La Commission a su prendre en compte la spécificité de certains types de situations. Si elle ne fait preuve d'aucune souplesse quant à l'existence d'une aide d'Etat, elle en fait preuve lors de l'appréciation de la compatibilité de l'aide. Ainsi, si le risque de la faillite d'un Etat isolé présente un risque systémique, la Commission se montre plus souple (V. l'affaire "Crédit Lyonnais" en 1995) (2).
La Commission reconnaît également pleinement la légitimité des dépôts de garantie préservant les dépôts de l'épargnant et ce, afin d'éviter la contagion et la panique bancaire.
La Commission a aussi reconnu la légitimité de "mesures coupe-feu" -interventions publiques ayant pour but d'organiser la liquidation d'une société de façon ordonnée-.
Le cadre des aides d'Etat présente donc un certain nombre de souplesses.
Enfin, en troisième lieu, la spécificité des services d'intérêt économique général appliqués aux établissements de crédit a été reconnue par la Commission dans son rapport de 1997 (XXVIIe Rapport sur la Politique de la Concurrence 1997 de la Commission européenne), et ce dans trois domaines :
1. Le service universel. Il s'agit, ici, du sujet de l'accessibilité sociale, soulevée à l'occasion de la procédure ouverte pour le Livret A. De fortes composantes d'accessibilité sociale se trouvent dans le service d'intérêt économique général rendu à travers le Livret A (logement, etc.). Il s'agit là, cependant, d'un droit exclusif accordé à La Poste, aux banques postales et aux Caisses d'épargne, droit exclusif dont se sont plaints certains établissements.

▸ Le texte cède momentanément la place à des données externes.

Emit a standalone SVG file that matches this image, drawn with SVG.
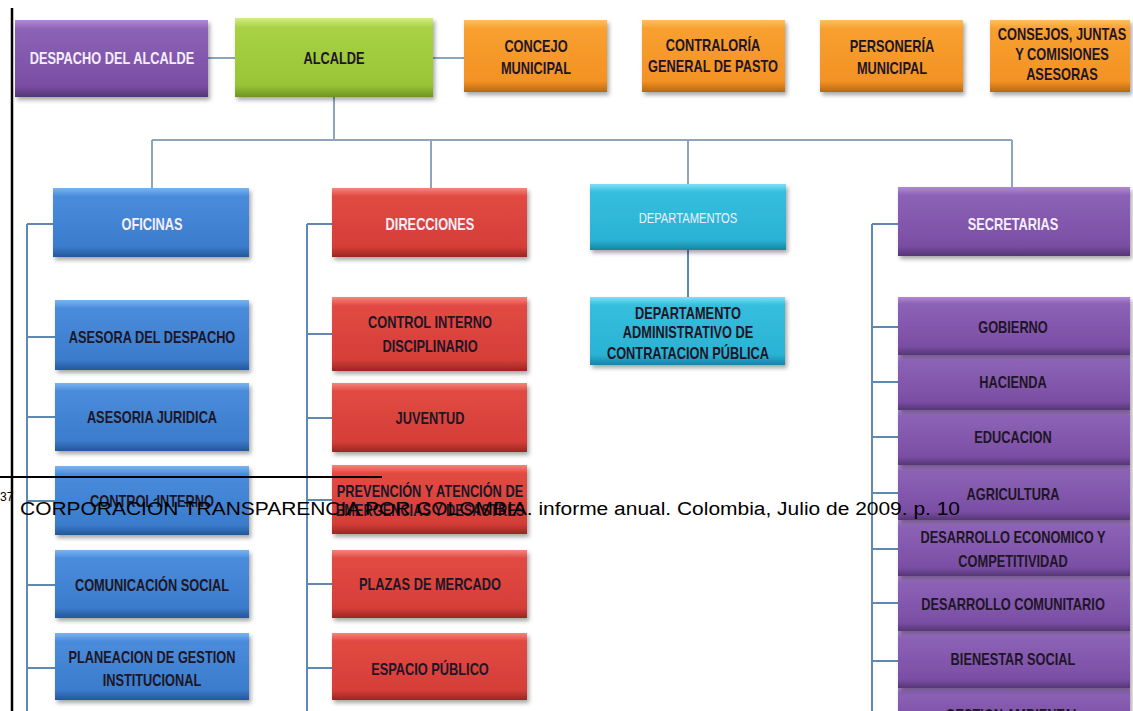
<svg xmlns="http://www.w3.org/2000/svg" width="1133" height="711" viewBox="0 0 1133 711">
  <defs>
    <!-- bevelled fills: light top edge, body, darker lower edge -->
    <linearGradient id="gPurple" x1="0" y1="0" x2="0" y2="1">
      <stop offset="0" stop-color="#b08ad4"/><stop offset="0.12" stop-color="#8c62b6"/>
      <stop offset="0.85" stop-color="#7a4ea4"/><stop offset="1" stop-color="#553675"/>
    </linearGradient>
    <linearGradient id="gGreen" x1="0" y1="0" x2="0" y2="1">
      <stop offset="0" stop-color="#d4ec88"/><stop offset="0.12" stop-color="#a9d145"/>
      <stop offset="0.85" stop-color="#98c536"/><stop offset="1" stop-color="#6f9420"/>
    </linearGradient>
    <linearGradient id="gOrange" x1="0" y1="0" x2="0" y2="1">
      <stop offset="0" stop-color="#fcc060"/><stop offset="0.12" stop-color="#f8a030"/>
      <stop offset="0.85" stop-color="#f39224"/><stop offset="1" stop-color="#b86810"/>
    </linearGradient>
    <linearGradient id="gBlue" x1="0" y1="0" x2="0" y2="1">
      <stop offset="0" stop-color="#7ab4f0"/><stop offset="0.12" stop-color="#4a8cdc"/>
      <stop offset="0.85" stop-color="#3b7ccc"/><stop offset="1" stop-color="#24569a"/>
    </linearGradient>
    <linearGradient id="gRed" x1="0" y1="0" x2="0" y2="1">
      <stop offset="0" stop-color="#f5857c"/><stop offset="0.12" stop-color="#e14a42"/>
      <stop offset="0.85" stop-color="#d63e38"/><stop offset="1" stop-color="#9a2622"/>
    </linearGradient>
    <linearGradient id="gCyan" x1="0" y1="0" x2="0" y2="1">
      <stop offset="0" stop-color="#7ee0f4"/><stop offset="0.12" stop-color="#36bede"/>
      <stop offset="0.85" stop-color="#2ab2d4"/><stop offset="1" stop-color="#17849f"/>
    </linearGradient>
    <filter id="shadow" x="-10%" y="-10%" width="125%" height="135%">
      <feDropShadow dx="2" dy="3" stdDeviation="2" flood-color="#000" flood-opacity="0.35"/>
    </filter>
  </defs>
  <style>
    .box { filter: url(#shadow); }
    .purple { fill: url(#gPurple); }
    .green { fill: url(#gGreen); }
    .orange { fill: url(#gOrange); }
    .blue { fill: url(#gBlue); }
    .red { fill: url(#gRed); }
    .cyan { fill: url(#gCyan); }
    /* labels are set in a narrowed face: x positions are given in the 0.8-scaled space */
    .lbl { font-family: "Liberation Sans", Arial, sans-serif; font-weight: bold; font-size: 16px; text-anchor: middle; dominant-baseline: central; }
    .lt { fill: #f4eefa; }
    .dk { fill: #1e1626; }
    .thin { font-weight: normal; font-size: 14px; }
    .conn { fill: none; stroke: #5f88b4; stroke-width: 2; }
    .conn-top { fill: none; stroke: #8ea4bc; stroke-width: 2; }
    .note { font-family: "Liberation Sans", Arial, sans-serif; fill: #000; }
  </style>

  <rect width="1133" height="711" fill="#ffffff"/>

  <!-- page margin rule -->
  <line x1="12" y1="8" x2="12" y2="711" stroke="#000" stroke-width="2.5"/>

  <g id="connectors">
    <!-- top row links -->
    <path class="conn-top" d="M208 58 H235 M433 58 H464"/>
    <!-- mayor to the four branches -->
    <path class="conn-top" d="M334 97 V140 M152 140 H1012 M152 140 V188 M431 140 V188 M688 140 V184 M1012 140 V188"/>
    <!-- oficinas -->
    <path class="conn" d="M27 224 V711 M27 224 H55 M27 337 H55 M27 417 H55 M27 501 H55 M27 585 H55 M27 668 H55"/>
    <!-- direcciones -->
    <path class="conn" d="M307 224 V711 M307 224 H332 M307 334 H332 M307 418 H332 M307 500 H332 M307 584 H332 M307 668 H332"/>
    <!-- departamentos -->
    <path class="conn" d="M688 250 V297"/>
    <!-- secretarias -->
    <path class="conn" d="M872 224 V711 M872 224 H898 M872 327 H898 M872 382 H898 M872 437 H898 M872 493 H898 M872 549 H898 M872 603 H898 M872 661 H898"/>
  </g>

  <!-- top row -->
  <g id="despacho"><rect class="box purple" x="15" y="20" width="193" height="77"/>
    <text class="lbl lt" transform="scale(0.8 1)" x="140" y="58">DESPACHO DEL ALCALDE</text></g>
  <g id="alcalde"><rect class="box green" x="235" y="18" width="198" height="79"/>
    <text class="lbl dk" transform="scale(0.8 1)" x="417.5" y="58">ALCALDE</text></g>
  <g id="concejo"><rect class="box orange" x="464" y="20" width="143" height="72"/>
    <g class="lbl dk" transform="scale(0.8 1)"><text x="670" y="46">CONCEJO</text><text x="670" y="68">MUNICIPAL</text></g></g>
  <g id="contraloria"><rect class="box orange" x="642" y="20" width="143" height="72"/>
    <g class="lbl dk" transform="scale(0.8 1)"><text x="891.25" y="45">CONTRALORÍA</text><text x="891.25" y="66">GENERAL DE PASTO</text></g></g>
  <g id="personeria"><rect class="box orange" x="820" y="20" width="143" height="72"/>
    <g class="lbl dk" transform="scale(0.8 1)"><text x="1115" y="46">PERSONERÍA</text><text x="1115" y="68">MUNICIPAL</text></g></g>
  <g id="consejos"><rect class="box orange" x="990" y="20" width="140" height="72"/>
    <g class="lbl dk" transform="scale(0.8 1)"><text x="1327.5" y="34">CONSEJOS, JUNTAS</text><text x="1327.5" y="54">Y COMISIONES</text><text x="1327.5" y="74">ASESORAS</text></g></g>

  <!-- branch heads -->
  <g id="oficinas"><rect class="box blue" x="53" y="188" width="196" height="69"/>
    <text class="lbl lt" transform="scale(0.8 1)" x="190" y="224">OFICINAS</text></g>
  <g id="direcciones"><rect class="box red" x="332" y="188" width="195" height="69"/>
    <text class="lbl lt" transform="scale(0.8 1)" x="537.5" y="224">DIRECCIONES</text></g>
  <g id="departamentos"><rect class="box cyan" x="590" y="184" width="196" height="66"/>
    <text class="lbl lt thin" transform="scale(0.8 1)" x="860" y="219">DEPARTAMENTOS</text></g>
  <g id="secretarias"><rect class="box purple" x="898" y="187" width="232" height="69"/>
    <text class="lbl lt" transform="scale(0.8 1)" x="1266.25" y="224">SECRETARIAS</text></g>

  <!-- oficinas -->
  <g id="of-asesora"><rect class="box blue" x="55" y="300" width="194" height="70"/>
    <text class="lbl dk" transform="scale(0.8 1)" x="190" y="337">ASESORA DEL DESPACHO</text></g>
  <g id="of-juridica"><rect class="box blue" x="55" y="383" width="194" height="68"/>
    <text class="lbl dk" transform="scale(0.8 1)" x="190" y="417">ASESORIA JURIDICA</text></g>
  <g id="of-control"><rect class="box blue" x="55" y="466" width="194" height="69"/>
    <text class="lbl dk" transform="scale(0.8 1)" x="190" y="501">CONTROL INTERNO</text></g>
  <g id="of-comunicacion"><rect class="box blue" x="55" y="550" width="194" height="68"/>
    <text class="lbl dk" transform="scale(0.8 1)" x="190" y="585">COMUNICACIÓN  SOCIAL</text></g>
  <g id="of-planeacion"><rect class="box blue" x="55" y="633" width="194" height="67"/>
    <g class="lbl dk" transform="scale(0.8 1)"><text x="190" y="657">PLANEACION DE GESTION</text><text x="190" y="680">INSTITUCIONAL</text></g></g>

  <!-- direcciones -->
  <g id="di-control"><rect class="box red" x="332" y="297" width="195" height="74"/>
    <g class="lbl dk" transform="scale(0.8 1)"><text x="537.5" y="322">CONTROL INTERNO</text><text x="537.5" y="346">DISCIPLINARIO</text></g></g>
  <g id="di-juventud"><rect class="box red" x="332" y="383" width="195" height="69"/>
    <text class="lbl dk" transform="scale(0.8 1)" x="537.5" y="418">JUVENTUD</text></g>
  <g id="di-prevencion"><rect class="box red" x="332" y="465" width="195" height="69"/>
    <g class="lbl dk" transform="scale(0.8 1)"><text x="537.5" y="491">PREVENCIÓN Y ATENCIÓN DE</text><text x="537.5" y="510">EMERGENCIAS Y DESASTRES</text></g></g>
  <g id="di-plazas"><rect class="box red" x="332" y="550" width="195" height="68"/>
    <text class="lbl dk" transform="scale(0.8 1)" x="537.5" y="584">PLAZAS DE MERCADO</text></g>
  <g id="di-espacio"><rect class="box red" x="332" y="633" width="195" height="67"/>
    <text class="lbl dk" transform="scale(0.8 1)" x="537.5" y="669">ESPACIO PÚBLICO</text></g>

  <!-- departamentos -->
  <g id="de-contratacion"><rect class="box cyan" x="590" y="297" width="195" height="68"/>
    <g class="lbl dk" transform="scale(0.8 1)"><text x="860" y="313">DEPARTAMENTO</text><text x="860" y="332">ADMINISTRATIVO DE</text><text x="860" y="353">CONTRATACION PÚBLICA</text></g></g>

  <!-- secretarias (stacked, lower boxes drawn first) -->
  <g id="se-ambiental"><rect class="box purple" x="898" y="688" width="232" height="40"/>
    <text class="lbl dk" transform="scale(0.8 1)" x="1266.25" y="715">GESTION AMBIENTAL</text></g>
  <g id="se-bienestar"><rect class="box purple" x="898" y="631" width="232" height="57"/>
    <text class="lbl dk" transform="scale(0.8 1)" x="1266.25" y="659">BIENESTAR SOCIAL</text></g>
  <g id="se-comunitario"><rect class="box purple" x="898" y="576" width="232" height="55"/>
    <text class="lbl dk" transform="scale(0.8 1)" x="1266.25" y="604">DESARROLLO COMUNITARIO</text></g>
  <g id="se-economico"><rect class="box purple" x="898" y="520" width="232" height="56"/>
    <g class="lbl dk" transform="scale(0.8 1)"><text x="1266.25" y="537">DESARROLLO ECONOMICO Y</text><text x="1266.25" y="561">COMPETITIVIDAD</text></g></g>
  <g id="se-agricultura"><rect class="box purple" x="898" y="465" width="232" height="55"/>
    <text class="lbl dk" transform="scale(0.8 1)" x="1266.25" y="494">AGRICULTURA</text></g>
  <g id="se-educacion"><rect class="box purple" x="898" y="410" width="232" height="55"/>
    <text class="lbl dk" transform="scale(0.8 1)" x="1266.25" y="437">EDUCACION</text></g>
  <g id="se-hacienda"><rect class="box purple" x="898" y="355" width="232" height="55"/>
    <text class="lbl dk" transform="scale(0.8 1)" x="1266.25" y="382">HACIENDA</text></g>
  <g id="se-gobierno"><rect class="box purple" x="898" y="297" width="232" height="58"/>
    <text class="lbl dk" transform="scale(0.8 1)" x="1266.25" y="327">GOBIERNO</text></g>

  <!-- footnote printed over the chart -->
  <g id="footnote">
    <line x1="0" y1="477" x2="382" y2="477" stroke="#000" stroke-width="2"/>
    <text class="note" x="0" y="501" font-size="12">37</text>
    <text class="note" x="20" y="515" font-size="18" textLength="940" lengthAdjust="spacingAndGlyphs">CORPORACIÓN TRANSPARENCIA POR COLOMBIA. informe anual. Colombia, Julio de 2009. p. 10</text>
  </g>
</svg>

2. Le financement d'intérêt général. Des souplesses supplémentaires ont désormais été accordées dans le cadre du financement du capital risque : les aides inférieures à 1,5 millions d'euros sont, en effet, exemptées de l'obligation de notification.
3. Le financement de la dette de l'Etat.
Propos recueillis par Florence Labasque
SGR - Droit commercial
(1) Lire J.-P. Lehman et A.-P. Weber, Les décisions de la Commission doivent être motivées, à défaut ses décisions sont annulées : le cas du dossier Crédit Mutuel, Lexbase Hebdo n° 155 du 17 février 2005 - édition affaires (N° Lexbase : N4697ABL).
(2) Décision de la Commission 95/547/CE, du 26 juillet 1995, portant approbation conditionnée de l'aide accordée par la France à la banque Crédit Lyonnais, JO L308 du 21 décembre 1995.